Most of us know intuitively that trust, collaboration, and leadership make for more successful organizations. But what if we could prove it? The great news is, the data is IN! When we get rid of fear based behaviors, when we can trust and collaborate and work from a positive perspective, that UNFEAR results in increased shareholder value.
Interaction Associates launched a powerful survey in 2009 on Trust in Business. To take this year’s survey click HERE.
There are several significant differences between high-trust organizations and other organizations.

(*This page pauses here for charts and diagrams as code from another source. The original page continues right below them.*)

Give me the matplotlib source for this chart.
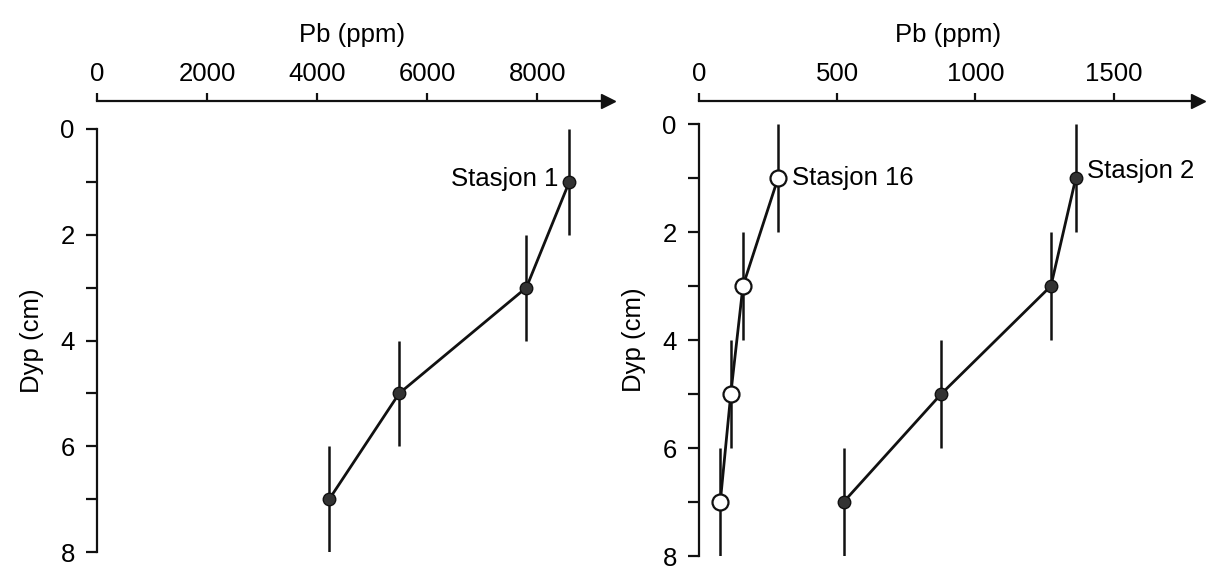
import matplotlib.pyplot as plt
from matplotlib.transforms import offset_copy

plt.rcParams['font.family'] = ['Liberation Sans', 'DejaVu Sans']

depth = [1, 3, 5, 7]
depth_err = [1, 1, 1, 1]
pb_st1 = [8580, 7800, 5490, 4220]
pb_st16 = [286, 159, 115, 77]
pb_st2 = [1363, 1273, 876, 523]

W, H = 1209, 569
FS = 18.5
INK = '#111111'
AXIS_Y = 101          # pixel row of the x axis line


def setup(ax, top, xmax, xticks):
    ax.set_xlim(0, xmax)
    ax.set_ylim(8, 0)
    ax.spines['right'].set_visible(False)
    ax.spines['bottom'].set_visible(False)
    out = top - AXIS_Y
    ax.spines['top'].set_position(('outward', out * 72 / 100))
    for s in ('top', 'left'):
        ax.spines[s].set_linewidth(1.6)
        ax.spines[s].set_color(INK)
    ax.xaxis.tick_top()
    ax.xaxis.set_label_position('top')
    ax.set_xticks(xticks)
    ax.set_yticks([0, 2, 4, 6, 8])
    ax.set_yticks([1, 3, 5, 7], minor=True)
    ax.tick_params(axis='x', direction='out', length=6, width=1.6, pad=5,
                   labelsize=FS, color=INK)
    ax.tick_params(axis='y', which='both', direction='out', length=8, width=1.6,
                   pad=8, labelsize=FS, color=INK)
    ax.set_xlabel('Pb (ppm)', fontsize=FS, labelpad=14)
    ax.set_ylabel('Dyp (cm)', fontsize=FS, labelpad=12)
    ax.patch.set_visible(False)
    # arrow head at the end of the x axis
    tr = offset_copy(ax.transAxes, fig=ax.figure, y=out, units='dots')
    ax.plot([1], [1], marker='>', ms=10, color=INK, transform=tr, clip_on=False)


def station(ax, x, filled):
    if filled:
        kw = dict(mfc='#333333', mec=INK, ms=9, mew=1)
    else:
        kw = dict(mfc='white', mec=INK, ms=11.5, mew=1.6)
    ax.errorbar(x, depth, yerr=depth_err, fmt='-o', color=INK, lw=2,
                elinewidth=1.8, capsize=0, zorder=3, **kw)


def box(left, right, top, bot):
    return [left / W, 1 - bot / H, (right - left) / W, (bot - top) / H]


fig = plt.figure(figsize=(W / 100, H / 100), dpi=100)

ax1 = fig.add_axes(box(97, 608, 129, 552))
setup(ax1, 129, 9283, [0, 2000, 4000, 6000, 8000])
station(ax1, pb_st1, True)
ax1.annotate('Stasjon 1', xy=(pb_st1[0], depth[0]), xytext=(-8, 2),
             textcoords='offset points', ha='right', va='center', fontsize=FS)

ax2 = fig.add_axes(box(699, 1198, 124, 556))
setup(ax2, 124, 1805, [0, 500, 1000, 1500])
station(ax2, pb_st16, False)
station(ax2, pb_st2, True)
ax2.annotate('Stasjon 16', xy=(pb_st16[0], depth[0]), xytext=(10, 0),
             textcoords='offset points', ha='left', va='center', fontsize=FS)
ax2.annotate('Stasjon 2', xy=(pb_st2[0], depth[0]), xytext=(8, 5),
             textcoords='offset points', ha='left', va='center', fontsize=FS)

fig.savefig('out.png', dpi=100)
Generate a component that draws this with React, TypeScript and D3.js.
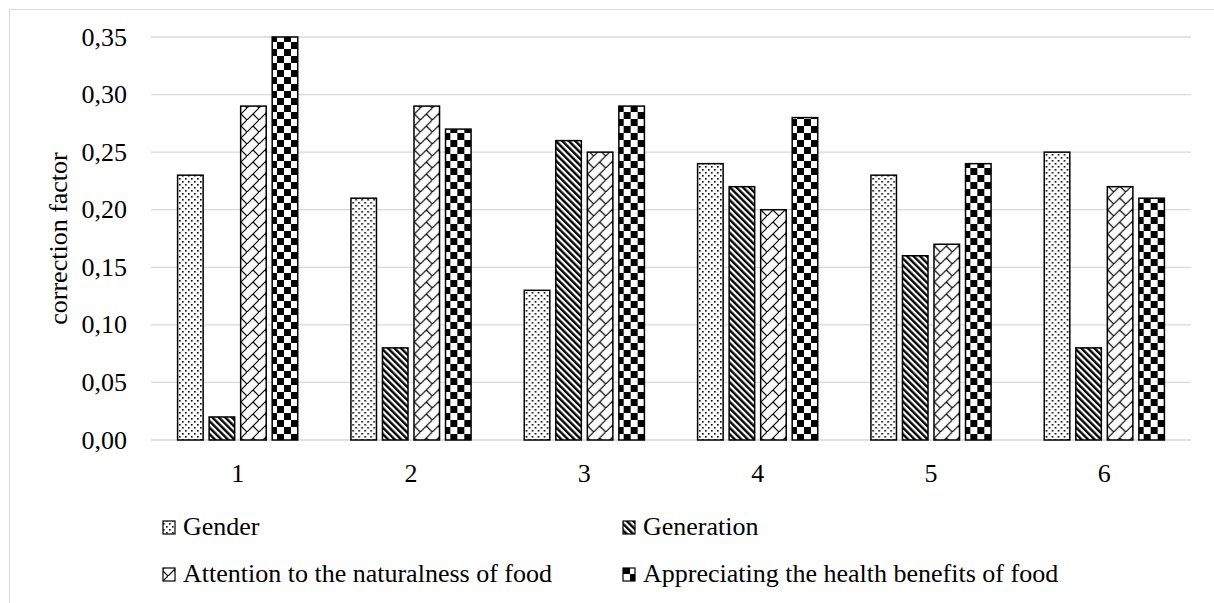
import React from "react";
import * as d3 from "d3";

const categories = ["1", "2", "3", "4", "5", "6"];
const seriesNames = [
  "Gender",
  "Generation",
  "Attention to the naturalness of food",
  "Appreciating the health benefits of food",
];
const gender = [0.23, 0.21, 0.13, 0.24, 0.23, 0.25];
const generation = [0.02, 0.08, 0.26, 0.22, 0.16, 0.08];
const attention = [0.29, 0.29, 0.25, 0.2, 0.17, 0.22];
const appreciating = [0.35, 0.27, 0.29, 0.28, 0.24, 0.21];
const yTicks = [0, 0.05, 0.1, 0.15, 0.2, 0.25, 0.3, 0.35];

const seriesValues = [gender, generation, attention, appreciating];
const patternIds = ["pDots", "pStripes", "pBrick", "pCheck"];

const W = 1214;
const H = 603;
const plot = { left: 151, right: 1191, top: 37, bottom: 440 };
const FONT = "Liberation Serif";
const FS = 26;

export default function App() {
  const x = d3
    .scaleBand<string>()
    .domain(categories)
    .range([plot.left, plot.right])
    .paddingInner(0)
    .paddingOuter(0);
  const xs = d3
    .scaleBand<number>()
    .domain([0, 1, 2, 3])
    .range([26.6, x.bandwidth() - 26.6])
    .paddingInner(0.19)
    .paddingOuter(0);
  const y = d3.scaleLinear().domain([0, 0.35]).range([plot.bottom, plot.top]);
  const fmt = (v: number) => d3.format(".2f")(v).replace(".", ",");

  const legendItems = [
    { x: 163, y: 535 },
    { x: 623, y: 535 },
    { x: 163, y: 582 },
    { x: 623, y: 582 },
  ];

  return (
    <svg
      width={W}
      height={H}
      style={{ position: "absolute", left: 0, top: 0, background: "#fff" }}
    >
      <defs>
        <pattern id="pDots" patternUnits="userSpaceOnUse" width="6" height="6">
          <rect width="6" height="6" fill="#fff" />
          <rect x="1" y="1" width="1.6" height="1.6" fill="#000" />
          <rect x="4" y="4" width="1.6" height="1.6" fill="#000" />
        </pattern>
        <pattern
          id="pStripes"
          patternUnits="userSpaceOnUse"
          width="4.6"
          height="4.6"
          patternTransform="rotate(-45)"
        >
          <rect width="4.6" height="4.6" fill="#fff" />
          <rect width="2.4" height="4.6" fill="#000" />
        </pattern>
        <pattern id="pBrick" patternUnits="userSpaceOnUse" width="12" height="12">
          <rect width="12" height="12" fill="#fff" />
          <path
            d="M-1,13 L13,-1 M6,6 L12,12"
            stroke="#000"
            strokeWidth="1.2"
            fill="none"
          />
        </pattern>
        <pattern id="pCheck" patternUnits="userSpaceOnUse" width="14" height="14">
          <rect width="14" height="14" fill="#fff" />
          <rect x="0" y="0" width="7" height="7" fill="#000" />
          <rect x="7" y="7" width="7" height="7" fill="#000" />
        </pattern>
      </defs>

      <rect x={9.5} y={9.5} width={W + 20} height={H + 20} fill="#fff" stroke="#d9d9d9" strokeWidth={1} />

      {yTicks.map((t) => (
        <g key={t}>
          <line
            x1={plot.left}
            x2={plot.right}
            y1={y(t)}
            y2={y(t)}
            stroke="#d9d9d9"
            strokeWidth={1.3}
          />
          <text
            x={127}
            y={y(t)}
            dy="0.33em"
            textAnchor="end"
            fontFamily={FONT}
            fontSize={FS}
            fill="#000"
          >
            {fmt(t)}
          </text>
        </g>
      ))}

      {categories.map((c, ci) => (
        <g key={c} transform={`translate(${x(c)},0)`}>
          {seriesValues.map((vals, si) => (
            <rect
              key={si}
              x={xs(si)}
              y={y(vals[ci])}
              width={xs.bandwidth()}
              height={y(0) - y(vals[ci])}
              fill={`url(#${patternIds[si]})`}
              stroke="#000"
              strokeWidth={1.5}
            />
          ))}
          <text
            x={x.bandwidth() / 2}
            y={482}
            textAnchor="middle"
            fontFamily={FONT}
            fontSize={FS}
            fill="#000"
          >
            {c}
          </text>
        </g>
      ))}

      <text
        transform={`translate(67,${(plot.top + plot.bottom) / 2}) rotate(-90)`}
        textAnchor="middle"
        fontFamily={FONT}
        fontSize={FS}
        fill="#000"
      >
        correction factor
      </text>

      {seriesNames.map((name, i) => (
        <g key={name}>
          <rect
            x={legendItems[i].x}
            y={legendItems[i].y - 14}
            width={12}
            height={13}
            fill={`url(#${patternIds[i]})`}
            stroke="#000"
            strokeWidth={1.2}
          />
          <text
            x={legendItems[i].x + 20}
            y={legendItems[i].y}
            fontFamily={FONT}
            fontSize={FS}
            fill="#000"
          >
            {name}
          </text>
        </g>
      ))}
    </svg>
  );
}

High-trust organizations scored “extremely or very effective” in the following important performance areas, as compared with other organizations.
High-trust organizations are:
Better able to attract deploy and develop talent
Better at achieving innovation, creativity, and entrepreneurship
More likely to exhibit organizational behavior that is consistent with company values/ethics
Better able to retain key employees
Better at developing customer loyalty/ retention
More likely to be effective at people and process aspects of collaboration than other organizations.
In addition, high levels of trust correlate with high levels of effective leadership and collaboration inside organizations.
High trust organizations are much more likely to describe their organizations as “highly collaborative” (87 percent vs. 24 percent others) and as organizations with “effective leadership” (91 percent vs. 35 percent).
In addition, 93 percent of respondents from high trust organizations trust others based on “their contribution to our shared commitment and responsibility” vs. 52 percent of other organizations.
The most exciting thing to come out of this research in my perspective is that there is now proof that high trust, high collaboration organizations create more positive financial outcomes.
Interaction Associates looked at the seven publicly traded companies in both the top 10 percent and bottom 10 percent of the surveyed companies. In an analysis using Yahoo! Finance, data drawn from portfolios of these publicly traded companies showed sharp differences in the earnings and P/E ratios over the past year. On average, high performing companies had earnings and P/E ratios superior to those in the bottom 10 percent, and the numbers were significant.
Low Performers - $.21 High Performers + $2.72
Price/ Earnings Ratio
Low Performers 14.67 High Performers 18.85
That amounts to a 28.5 percent premium for the seven highest performing companies.